>> Start THE INPUT

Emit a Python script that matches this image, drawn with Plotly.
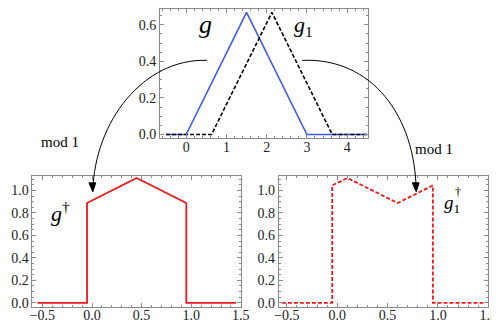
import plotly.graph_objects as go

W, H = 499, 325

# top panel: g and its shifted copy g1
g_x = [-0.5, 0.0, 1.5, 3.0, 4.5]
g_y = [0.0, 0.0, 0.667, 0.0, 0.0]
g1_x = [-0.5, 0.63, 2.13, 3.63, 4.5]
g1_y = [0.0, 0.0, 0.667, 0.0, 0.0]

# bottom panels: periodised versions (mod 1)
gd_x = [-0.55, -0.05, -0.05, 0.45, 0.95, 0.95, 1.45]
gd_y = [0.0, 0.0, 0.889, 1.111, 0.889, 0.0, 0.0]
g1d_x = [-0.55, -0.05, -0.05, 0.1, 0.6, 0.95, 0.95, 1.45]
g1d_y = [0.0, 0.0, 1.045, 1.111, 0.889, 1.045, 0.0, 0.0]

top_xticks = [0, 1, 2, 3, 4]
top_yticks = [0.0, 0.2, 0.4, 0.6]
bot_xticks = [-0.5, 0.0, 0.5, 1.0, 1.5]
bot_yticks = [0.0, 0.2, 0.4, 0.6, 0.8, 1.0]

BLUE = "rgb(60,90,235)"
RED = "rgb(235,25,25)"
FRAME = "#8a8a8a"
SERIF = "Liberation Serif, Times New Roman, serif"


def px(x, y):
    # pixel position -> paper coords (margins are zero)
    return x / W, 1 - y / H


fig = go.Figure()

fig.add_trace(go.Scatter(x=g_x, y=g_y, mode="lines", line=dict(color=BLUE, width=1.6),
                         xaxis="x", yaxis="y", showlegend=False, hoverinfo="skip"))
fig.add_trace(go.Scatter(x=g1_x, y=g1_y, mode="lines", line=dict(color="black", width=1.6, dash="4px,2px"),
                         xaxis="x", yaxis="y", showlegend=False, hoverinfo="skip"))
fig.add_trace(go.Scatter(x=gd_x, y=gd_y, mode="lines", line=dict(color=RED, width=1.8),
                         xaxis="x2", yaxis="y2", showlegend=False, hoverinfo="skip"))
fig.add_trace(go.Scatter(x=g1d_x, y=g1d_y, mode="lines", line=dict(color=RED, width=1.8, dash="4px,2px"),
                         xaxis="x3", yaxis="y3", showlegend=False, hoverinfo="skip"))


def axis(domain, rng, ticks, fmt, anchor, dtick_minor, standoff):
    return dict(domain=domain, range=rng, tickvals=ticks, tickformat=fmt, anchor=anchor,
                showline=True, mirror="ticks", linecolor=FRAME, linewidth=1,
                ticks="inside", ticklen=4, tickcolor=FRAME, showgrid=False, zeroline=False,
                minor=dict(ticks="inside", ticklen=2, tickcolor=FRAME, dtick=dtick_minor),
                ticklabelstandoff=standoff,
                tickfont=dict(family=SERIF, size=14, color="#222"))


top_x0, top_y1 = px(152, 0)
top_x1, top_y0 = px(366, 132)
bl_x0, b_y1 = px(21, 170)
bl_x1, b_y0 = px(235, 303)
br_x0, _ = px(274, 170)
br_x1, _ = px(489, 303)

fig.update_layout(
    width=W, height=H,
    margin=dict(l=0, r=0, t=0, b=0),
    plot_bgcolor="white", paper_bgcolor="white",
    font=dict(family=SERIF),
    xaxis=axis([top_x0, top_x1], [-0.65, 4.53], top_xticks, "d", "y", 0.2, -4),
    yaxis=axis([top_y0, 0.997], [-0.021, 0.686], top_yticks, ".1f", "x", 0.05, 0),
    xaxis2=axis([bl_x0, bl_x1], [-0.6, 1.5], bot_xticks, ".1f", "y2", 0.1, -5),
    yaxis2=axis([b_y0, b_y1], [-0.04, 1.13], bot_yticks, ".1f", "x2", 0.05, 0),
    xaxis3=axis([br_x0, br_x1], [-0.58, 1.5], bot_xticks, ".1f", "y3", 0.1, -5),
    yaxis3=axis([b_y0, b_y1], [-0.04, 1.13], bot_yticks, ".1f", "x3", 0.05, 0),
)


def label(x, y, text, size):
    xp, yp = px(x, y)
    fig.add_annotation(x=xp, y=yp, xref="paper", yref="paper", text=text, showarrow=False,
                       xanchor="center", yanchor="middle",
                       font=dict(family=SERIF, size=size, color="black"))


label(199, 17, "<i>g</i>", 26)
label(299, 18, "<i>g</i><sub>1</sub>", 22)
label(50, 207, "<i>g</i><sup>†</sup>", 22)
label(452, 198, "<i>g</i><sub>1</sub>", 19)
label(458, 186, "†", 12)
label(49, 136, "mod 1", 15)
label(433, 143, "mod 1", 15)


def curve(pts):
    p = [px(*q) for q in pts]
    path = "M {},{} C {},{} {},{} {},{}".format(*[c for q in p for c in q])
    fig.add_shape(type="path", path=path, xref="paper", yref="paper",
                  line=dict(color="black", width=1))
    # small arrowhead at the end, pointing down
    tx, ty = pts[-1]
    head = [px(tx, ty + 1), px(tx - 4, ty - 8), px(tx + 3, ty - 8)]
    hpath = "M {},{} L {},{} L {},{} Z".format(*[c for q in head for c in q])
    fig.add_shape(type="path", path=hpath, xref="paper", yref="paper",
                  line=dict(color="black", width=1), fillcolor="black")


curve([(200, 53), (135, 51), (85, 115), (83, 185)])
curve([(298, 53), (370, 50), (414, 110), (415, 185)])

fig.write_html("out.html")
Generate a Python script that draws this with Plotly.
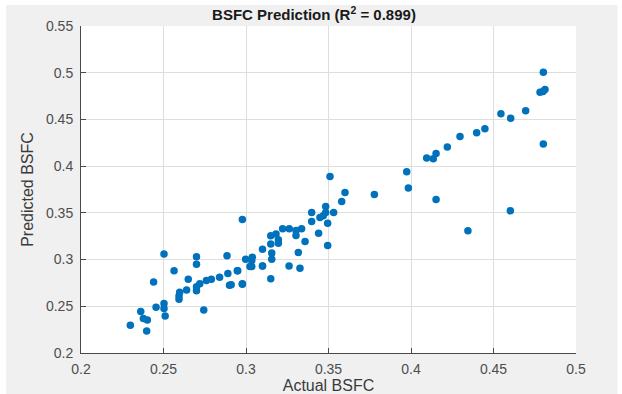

>> End THE INPUT
>> Start THE INPUT

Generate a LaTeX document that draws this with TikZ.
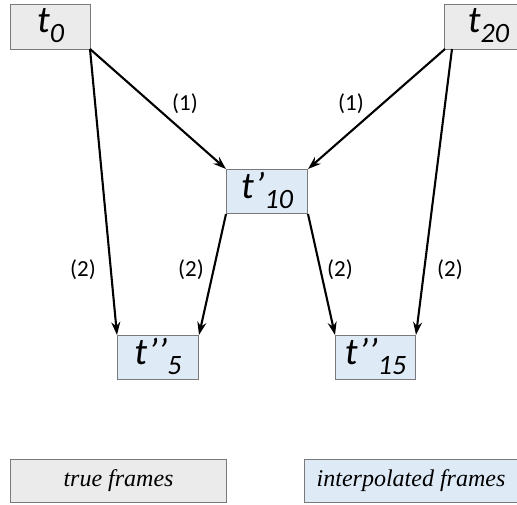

>> End THE INPUT

DIRECTIONS FOR THIS TASK: From the line with "Emit a Python" to the line with "fig = go.Figure()", set down those lines word for word and only those, counting both ends. Pictures stay out of the copy.

SOLUTION TO THIS EXERCISE:
Emit a Python script that matches this image, drawn with Plotly.
import plotly.graph_objects as go

W, H = 499, 325

# top panel: g and its shifted copy g1
g_x = [-0.5, 0.0, 1.5, 3.0, 4.5]
g_y = [0.0, 0.0, 0.667, 0.0, 0.0]
g1_x = [-0.5, 0.63, 2.13, 3.63, 4.5]
g1_y = [0.0, 0.0, 0.667, 0.0, 0.0]

# bottom panels: periodised versions (mod 1)
gd_x = [-0.55, -0.05, -0.05, 0.45, 0.95, 0.95, 1.45]
gd_y = [0.0, 0.0, 0.889, 1.111, 0.889, 0.0, 0.0]
g1d_x = [-0.55, -0.05, -0.05, 0.1, 0.6, 0.95, 0.95, 1.45]
g1d_y = [0.0, 0.0, 1.045, 1.111, 0.889, 1.045, 0.0, 0.0]

top_xticks = [0, 1, 2, 3, 4]
top_yticks = [0.0, 0.2, 0.4, 0.6]
bot_xticks = [-0.5, 0.0, 0.5, 1.0, 1.5]
bot_yticks = [0.0, 0.2, 0.4, 0.6, 0.8, 1.0]

BLUE = "rgb(60,90,235)"
RED = "rgb(235,25,25)"
FRAME = "#8a8a8a"
SERIF = "Liberation Serif, Times New Roman, serif"


def px(x, y):
    # pixel position -> paper coords (margins are zero)
    return x / W, 1 - y / H


fig = go.Figure()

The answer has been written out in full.